VAT in Holding Companies According to EU Doctrine

Published on 1 October 2022

It is well known that holding companies, i.e. entities whose activity is the maintenance and management of shares and stocks held in other entities, do not carry out an economic activity for VAT purposes.

For this reason, according to established case law, the mere acquisition and holding of shares in and of themselves do not constitute an economic activity for VAT purposes, since they do not consist of exploiting an asset with the aim of obtaining income on a continuous basis over time. Instead, acquiring and holding shares is aimed at obtaining profit generated by the subsidiaries in the form of dividends. The consequence of this is that holding companies cannot deduct the VAT incurred upon purchasing goods and contracting services. This means that VAT becomes yet another expense for them.

However, there are also entities referred to as “mixed holding companies.” Mixed holding companies not only hold shares and stocks of their subsidiaries, they are also directly or indirectly involved in their management, e.g. by supporting strategic management, digitisation, accounting policies, etc. Such mixed holding companies may deduct the VAT they incur as long as there is a direct link between the services or goods purchased and the services invoiced.

This is a broad outline of the EU doctrine on this matter. The doctrine is evolving continuously due to the wide array of cases that this type of company tends to generate in order to conduct investments in business groups. A recent ruling by the Court of Justice of the European Union dealt with the case of a (mixed) holding company providing management and accounting support services which also contributed engineering and marketing services, etc. as ancillary capital contributions (aportaciones sociales accesorias) to the same subsidiary. Obviously, the holding company paid VAT for these services, which it ultimately could not deduct.
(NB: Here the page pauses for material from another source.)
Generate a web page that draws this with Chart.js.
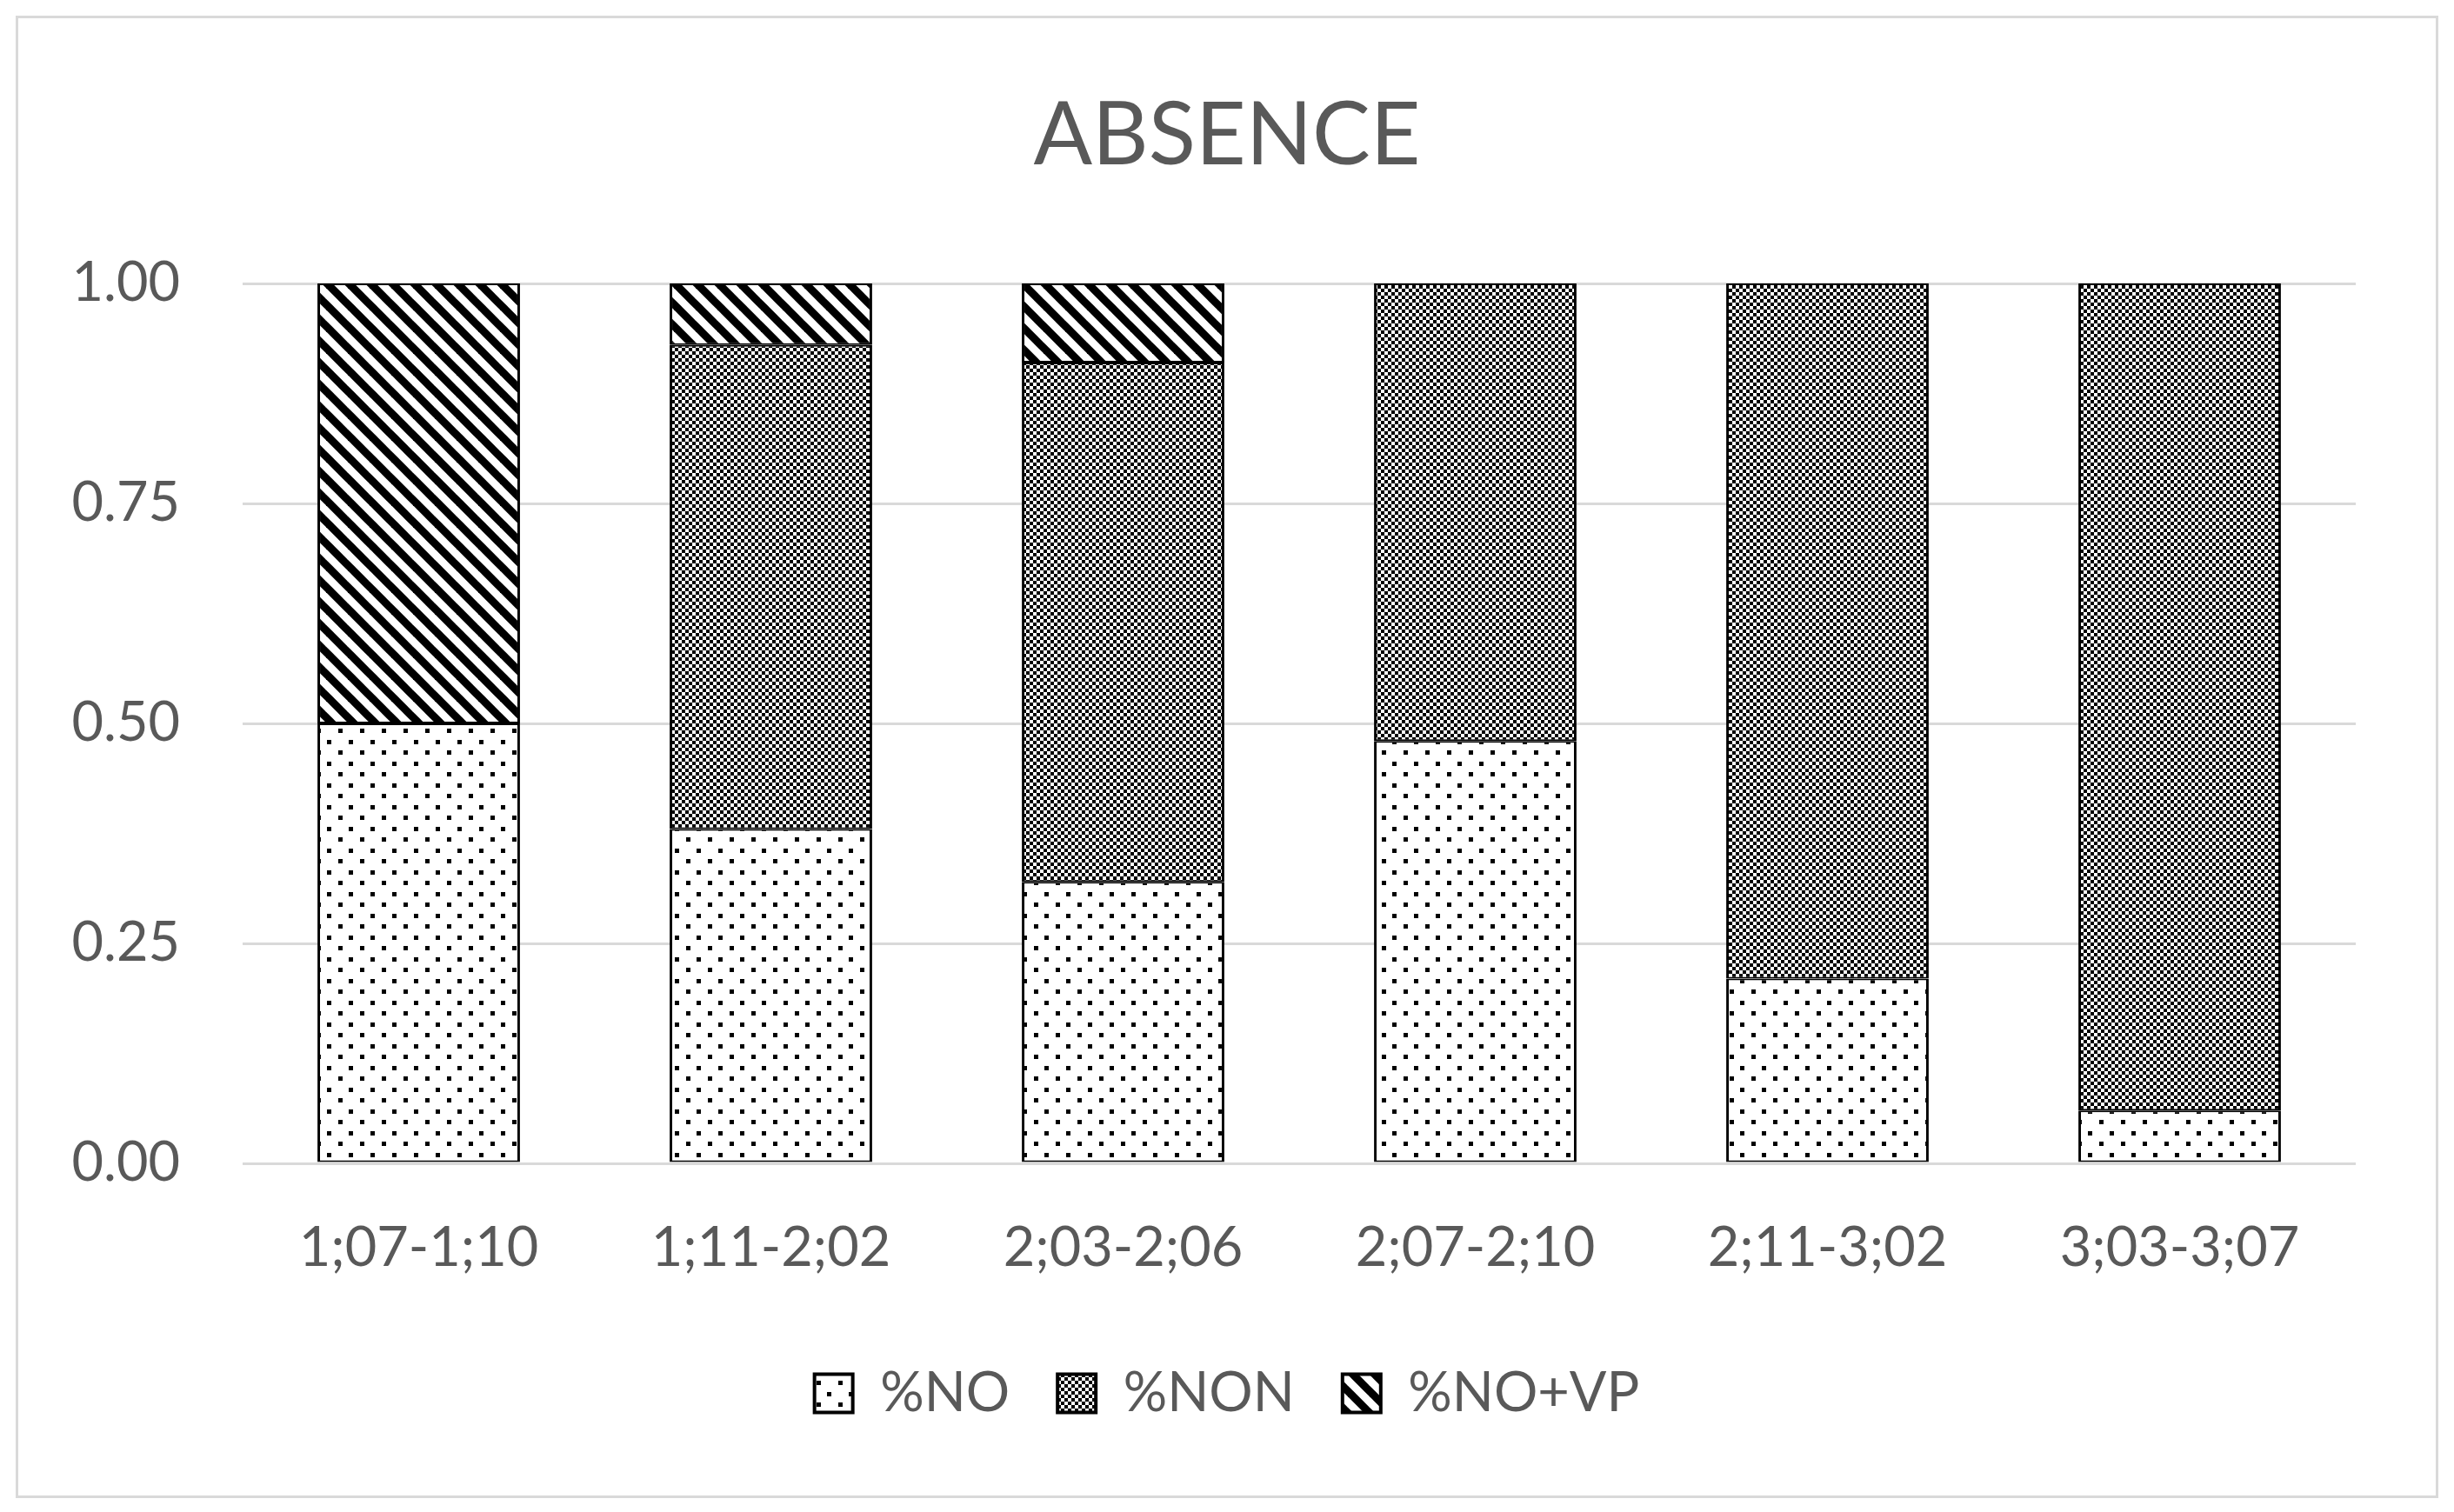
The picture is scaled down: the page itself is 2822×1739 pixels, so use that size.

The reason lies in the comments above: there was no connection between the services the holding provided as ancillary capital contributions (engineering services, marketing services, etc.) and its economic activity (management support). Deducting the tax was, therefore, inadmissible. The second reason was that the income the holding company would obtain for the aforementioned ancillary capital contributions would not be from issuing invoices for services subject to VAT, but from participating in the company’s general profits in the form of dividends.

It is therefore essential for holding companies to tailor the corporate purpose and the goods and services to be purchased to the specific activity to be carried out; furthermore, they must agree on the appropriate way to provide these services to the subsidiaries in order to avoid VAT becoming yet another expense for the company.